(Lines of data)

----

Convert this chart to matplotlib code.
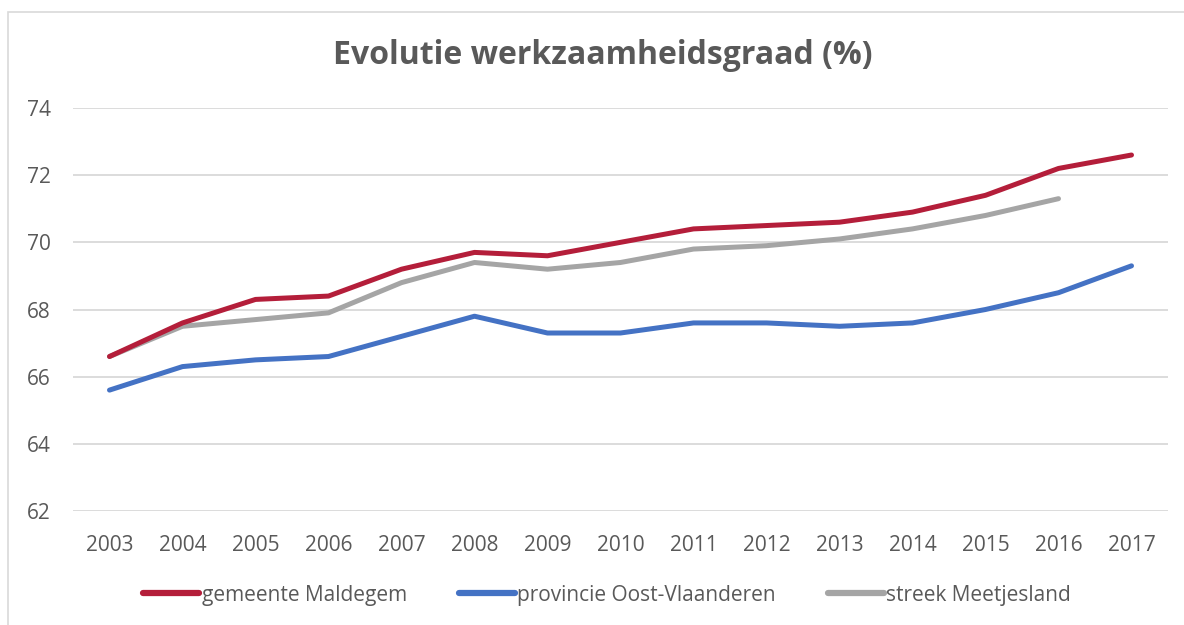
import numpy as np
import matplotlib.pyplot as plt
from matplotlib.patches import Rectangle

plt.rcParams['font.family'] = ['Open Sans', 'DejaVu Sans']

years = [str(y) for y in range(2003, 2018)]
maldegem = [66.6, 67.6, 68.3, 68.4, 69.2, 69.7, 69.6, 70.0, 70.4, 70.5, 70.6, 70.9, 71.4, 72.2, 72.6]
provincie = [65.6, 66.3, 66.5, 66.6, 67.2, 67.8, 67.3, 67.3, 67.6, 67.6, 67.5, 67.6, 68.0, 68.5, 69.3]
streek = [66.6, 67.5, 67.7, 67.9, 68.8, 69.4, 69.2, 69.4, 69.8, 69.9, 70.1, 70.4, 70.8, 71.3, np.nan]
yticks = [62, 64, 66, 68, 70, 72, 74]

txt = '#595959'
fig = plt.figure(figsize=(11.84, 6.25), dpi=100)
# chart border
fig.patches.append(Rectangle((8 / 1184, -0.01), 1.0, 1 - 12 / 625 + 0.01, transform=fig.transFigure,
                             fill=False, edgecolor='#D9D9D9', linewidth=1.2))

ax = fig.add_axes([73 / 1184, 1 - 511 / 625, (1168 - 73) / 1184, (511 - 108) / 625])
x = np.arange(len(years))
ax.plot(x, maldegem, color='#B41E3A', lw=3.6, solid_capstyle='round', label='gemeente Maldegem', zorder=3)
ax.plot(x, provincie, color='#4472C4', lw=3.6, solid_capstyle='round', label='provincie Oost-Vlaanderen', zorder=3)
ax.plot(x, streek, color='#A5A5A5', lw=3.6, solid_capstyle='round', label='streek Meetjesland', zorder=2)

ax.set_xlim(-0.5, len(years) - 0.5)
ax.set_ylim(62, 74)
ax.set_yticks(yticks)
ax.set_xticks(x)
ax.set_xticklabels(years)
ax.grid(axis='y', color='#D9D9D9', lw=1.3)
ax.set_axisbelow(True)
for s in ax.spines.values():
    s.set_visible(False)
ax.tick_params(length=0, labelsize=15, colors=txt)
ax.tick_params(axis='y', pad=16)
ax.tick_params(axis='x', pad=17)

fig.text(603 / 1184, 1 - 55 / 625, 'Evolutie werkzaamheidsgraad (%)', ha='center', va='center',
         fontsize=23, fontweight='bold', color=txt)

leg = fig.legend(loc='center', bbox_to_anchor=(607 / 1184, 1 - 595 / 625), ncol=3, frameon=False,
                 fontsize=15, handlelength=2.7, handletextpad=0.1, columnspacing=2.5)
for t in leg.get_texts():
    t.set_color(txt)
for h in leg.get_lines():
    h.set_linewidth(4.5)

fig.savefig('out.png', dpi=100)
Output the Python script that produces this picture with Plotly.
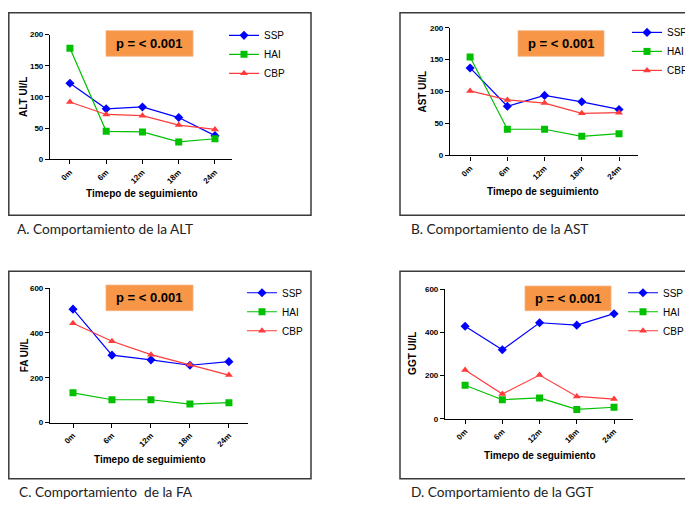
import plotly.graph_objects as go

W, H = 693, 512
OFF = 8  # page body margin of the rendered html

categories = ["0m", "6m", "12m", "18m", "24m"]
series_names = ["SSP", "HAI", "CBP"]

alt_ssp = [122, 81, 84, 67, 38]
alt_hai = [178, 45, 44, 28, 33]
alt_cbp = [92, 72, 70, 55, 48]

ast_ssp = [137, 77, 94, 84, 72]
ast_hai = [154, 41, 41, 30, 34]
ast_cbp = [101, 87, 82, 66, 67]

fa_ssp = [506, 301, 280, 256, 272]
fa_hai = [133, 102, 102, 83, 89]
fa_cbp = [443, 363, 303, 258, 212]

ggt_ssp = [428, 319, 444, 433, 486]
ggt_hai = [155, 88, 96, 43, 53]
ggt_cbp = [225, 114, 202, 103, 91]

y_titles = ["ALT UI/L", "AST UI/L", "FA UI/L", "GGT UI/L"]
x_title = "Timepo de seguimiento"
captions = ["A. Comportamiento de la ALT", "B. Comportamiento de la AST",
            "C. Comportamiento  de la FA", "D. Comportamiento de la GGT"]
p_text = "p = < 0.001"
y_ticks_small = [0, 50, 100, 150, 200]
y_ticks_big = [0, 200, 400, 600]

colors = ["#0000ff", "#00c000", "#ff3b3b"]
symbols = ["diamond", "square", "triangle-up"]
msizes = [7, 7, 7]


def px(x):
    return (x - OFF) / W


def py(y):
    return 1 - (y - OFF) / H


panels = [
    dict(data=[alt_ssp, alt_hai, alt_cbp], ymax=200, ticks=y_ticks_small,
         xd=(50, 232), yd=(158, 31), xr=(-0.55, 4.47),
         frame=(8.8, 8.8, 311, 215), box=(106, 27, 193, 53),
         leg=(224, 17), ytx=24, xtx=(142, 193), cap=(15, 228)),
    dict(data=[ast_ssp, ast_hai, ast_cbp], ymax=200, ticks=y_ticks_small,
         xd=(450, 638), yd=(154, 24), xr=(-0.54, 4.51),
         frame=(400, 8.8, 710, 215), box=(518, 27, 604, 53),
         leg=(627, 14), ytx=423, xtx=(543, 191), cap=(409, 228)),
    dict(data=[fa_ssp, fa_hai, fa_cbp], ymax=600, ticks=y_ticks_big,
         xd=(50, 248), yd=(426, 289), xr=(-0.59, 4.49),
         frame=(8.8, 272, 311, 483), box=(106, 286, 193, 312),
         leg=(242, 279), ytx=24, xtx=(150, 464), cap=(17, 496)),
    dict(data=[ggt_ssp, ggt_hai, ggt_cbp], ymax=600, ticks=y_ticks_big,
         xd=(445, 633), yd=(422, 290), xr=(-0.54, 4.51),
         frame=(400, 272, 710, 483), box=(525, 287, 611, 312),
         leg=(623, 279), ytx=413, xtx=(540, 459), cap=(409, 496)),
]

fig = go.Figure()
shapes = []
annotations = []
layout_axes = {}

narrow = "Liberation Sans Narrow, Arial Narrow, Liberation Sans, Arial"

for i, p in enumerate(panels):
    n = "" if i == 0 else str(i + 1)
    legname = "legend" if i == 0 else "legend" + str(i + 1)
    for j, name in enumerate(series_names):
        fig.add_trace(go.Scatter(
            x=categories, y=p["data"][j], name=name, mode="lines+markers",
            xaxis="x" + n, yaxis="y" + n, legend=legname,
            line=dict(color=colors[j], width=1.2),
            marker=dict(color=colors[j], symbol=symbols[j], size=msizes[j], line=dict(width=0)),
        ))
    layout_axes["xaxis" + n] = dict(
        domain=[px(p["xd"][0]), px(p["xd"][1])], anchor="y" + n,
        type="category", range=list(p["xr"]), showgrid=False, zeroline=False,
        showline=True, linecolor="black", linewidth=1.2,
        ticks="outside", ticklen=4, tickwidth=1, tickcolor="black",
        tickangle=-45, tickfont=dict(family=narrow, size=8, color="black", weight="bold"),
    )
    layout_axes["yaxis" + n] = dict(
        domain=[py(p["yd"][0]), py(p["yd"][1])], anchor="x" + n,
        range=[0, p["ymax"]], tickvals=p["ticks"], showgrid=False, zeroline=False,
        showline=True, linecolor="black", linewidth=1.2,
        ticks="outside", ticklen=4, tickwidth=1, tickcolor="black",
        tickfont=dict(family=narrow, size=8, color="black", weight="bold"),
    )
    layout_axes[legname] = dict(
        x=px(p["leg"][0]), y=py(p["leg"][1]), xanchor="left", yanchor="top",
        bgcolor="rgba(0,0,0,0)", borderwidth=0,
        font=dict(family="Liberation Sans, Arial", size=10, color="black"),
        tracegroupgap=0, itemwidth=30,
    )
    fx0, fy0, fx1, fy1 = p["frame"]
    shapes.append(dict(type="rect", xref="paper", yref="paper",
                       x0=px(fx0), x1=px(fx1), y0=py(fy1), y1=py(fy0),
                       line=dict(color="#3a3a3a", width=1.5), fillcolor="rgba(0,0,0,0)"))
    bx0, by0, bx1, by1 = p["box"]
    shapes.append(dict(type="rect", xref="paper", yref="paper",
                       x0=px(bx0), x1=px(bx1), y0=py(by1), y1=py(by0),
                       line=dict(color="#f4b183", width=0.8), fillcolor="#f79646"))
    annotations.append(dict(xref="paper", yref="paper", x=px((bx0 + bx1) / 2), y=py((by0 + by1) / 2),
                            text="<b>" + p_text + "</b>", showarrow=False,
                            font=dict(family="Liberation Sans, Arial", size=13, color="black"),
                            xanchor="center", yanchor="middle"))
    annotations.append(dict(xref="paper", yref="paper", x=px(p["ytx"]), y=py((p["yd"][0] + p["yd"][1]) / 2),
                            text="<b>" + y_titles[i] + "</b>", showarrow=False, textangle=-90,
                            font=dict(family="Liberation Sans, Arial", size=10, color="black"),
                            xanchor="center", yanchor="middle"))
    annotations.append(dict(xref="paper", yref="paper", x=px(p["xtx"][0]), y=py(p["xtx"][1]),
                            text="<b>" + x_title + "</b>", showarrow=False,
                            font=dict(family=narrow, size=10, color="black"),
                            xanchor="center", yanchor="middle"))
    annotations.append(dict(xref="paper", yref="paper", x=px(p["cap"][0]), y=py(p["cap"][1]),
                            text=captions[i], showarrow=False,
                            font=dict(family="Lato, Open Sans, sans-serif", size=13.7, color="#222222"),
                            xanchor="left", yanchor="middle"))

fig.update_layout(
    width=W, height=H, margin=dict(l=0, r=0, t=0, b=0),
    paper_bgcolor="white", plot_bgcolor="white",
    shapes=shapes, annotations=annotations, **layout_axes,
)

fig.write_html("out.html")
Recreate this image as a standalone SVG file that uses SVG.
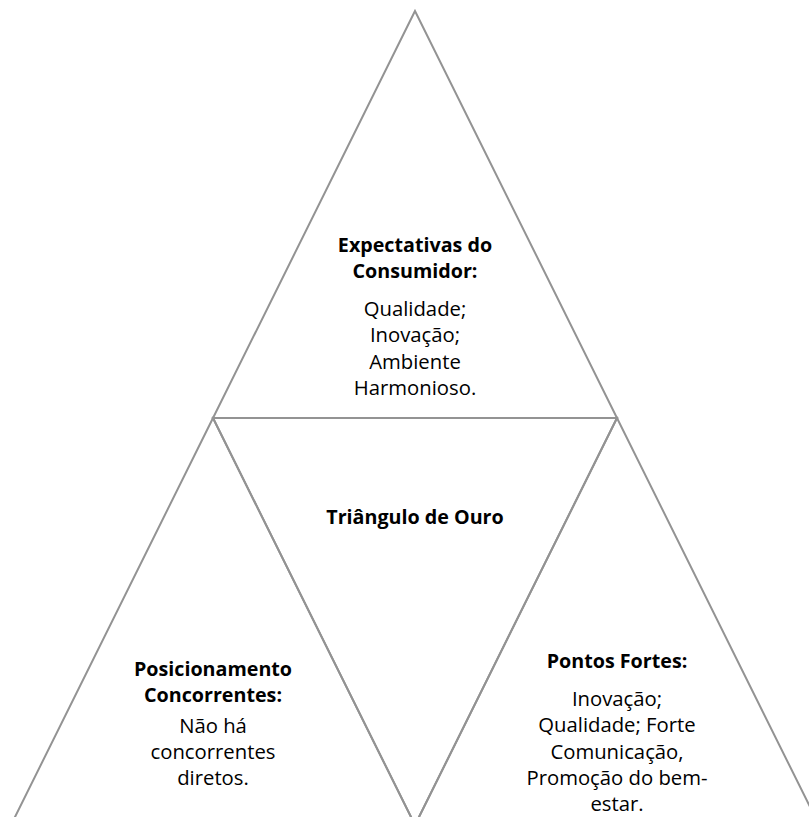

----

- [What is asked]: In the entries above, find the line that contains "yticks = [62, 64, 66, 68, 70, 72, 74]", then repeat exactly every line from the first one through that line, with no pictures.

- [Exercise result]:
Convert this chart to matplotlib code.
import numpy as np
import matplotlib.pyplot as plt
from matplotlib.patches import Rectangle

plt.rcParams['font.family'] = ['Open Sans', 'DejaVu Sans']

years = [str(y) for y in range(2003, 2018)]
maldegem = [66.6, 67.6, 68.3, 68.4, 69.2, 69.7, 69.6, 70.0, 70.4, 70.5, 70.6, 70.9, 71.4, 72.2, 72.6]
provincie = [65.6, 66.3, 66.5, 66.6, 67.2, 67.8, 67.3, 67.3, 67.6, 67.6, 67.5, 67.6, 68.0, 68.5, 69.3]
streek = [66.6, 67.5, 67.7, 67.9, 68.8, 69.4, 69.2, 69.4, 69.8, 69.9, 70.1, 70.4, 70.8, 71.3, np.nan]
yticks = [62, 64, 66, 68, 70, 72, 74]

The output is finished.